Speed control of a peristaltic blood pump

Abstract: Hemodialysis is today the main treatment used for patients with renal impairment, a serious medical condition. Hemodialysis treatment handles a very delicate system which is why it is of the utmost importance that the dialysis machine has got a reliable safety monitoring system that can detect severe complications during treatment. A new such system is currently under development at Gambro, Lund, which focuses on early detection of venous needle dislodgement(VND). The safety monitoring system determines the heart pulses from the patient on both the venous and arterial side.VND is indicated when no venous heart pulses can be detected. Large pressure disturbances are induced by the rollers on the peristaltic pump which makes it dicult to extract the patient's heart pulses.
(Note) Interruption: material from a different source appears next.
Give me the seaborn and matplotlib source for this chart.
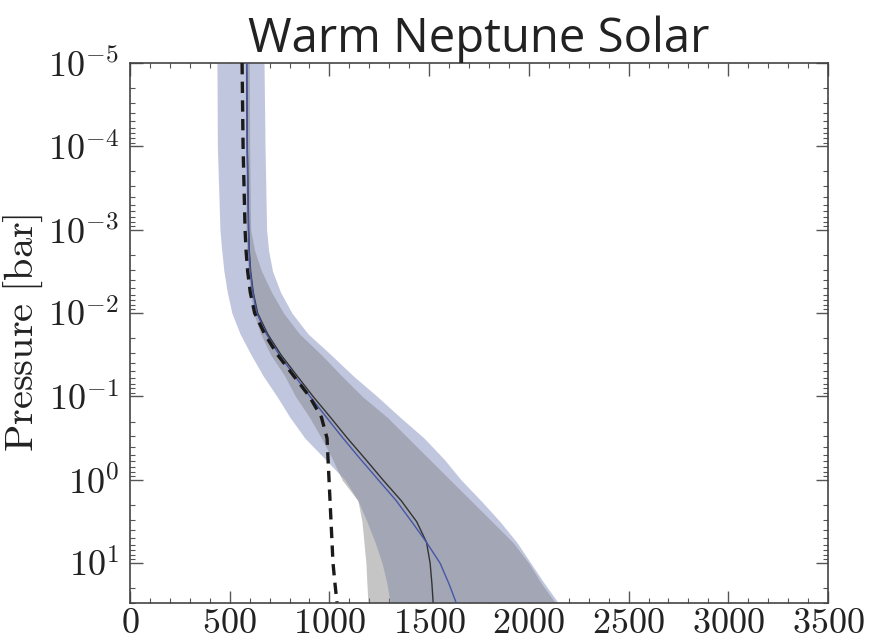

In order to successfully filter out the large disturbances it is required that the pump has a nearly constant period time. The objective of this thesis was to evaluate the current control system which is a hardware motor speed controller connected in cascade with a software blood flow controller. The project objective was also to find an improved control system for the peristaltic pump which can fulfill the required standard deviation of the relative period time of less than 0.1 %. This was done by first analyzing the pump process in open loop. Results showed that the process had high-frequency disturbances possibly originating from some mechanical unevenness in the motor since the frequency of the disturbances was dependent on the motor speed. It was also found that these disturbances were enhanced by the existing control system. In order to find a new improved control system, a hardware controller similar to the existing controller, was evaluated. With the alternative hardware controller the standard deviations of the relative period times were improved, except at low blood flows (100-150 ml/min). A PI controller was implemented in software using LabView. The PI controller fulfilled the relative period time standard deviation requirement at all blood flows and showed improved performance compared to the original controller. Used together with a feed forward implementation, the performance was further improved.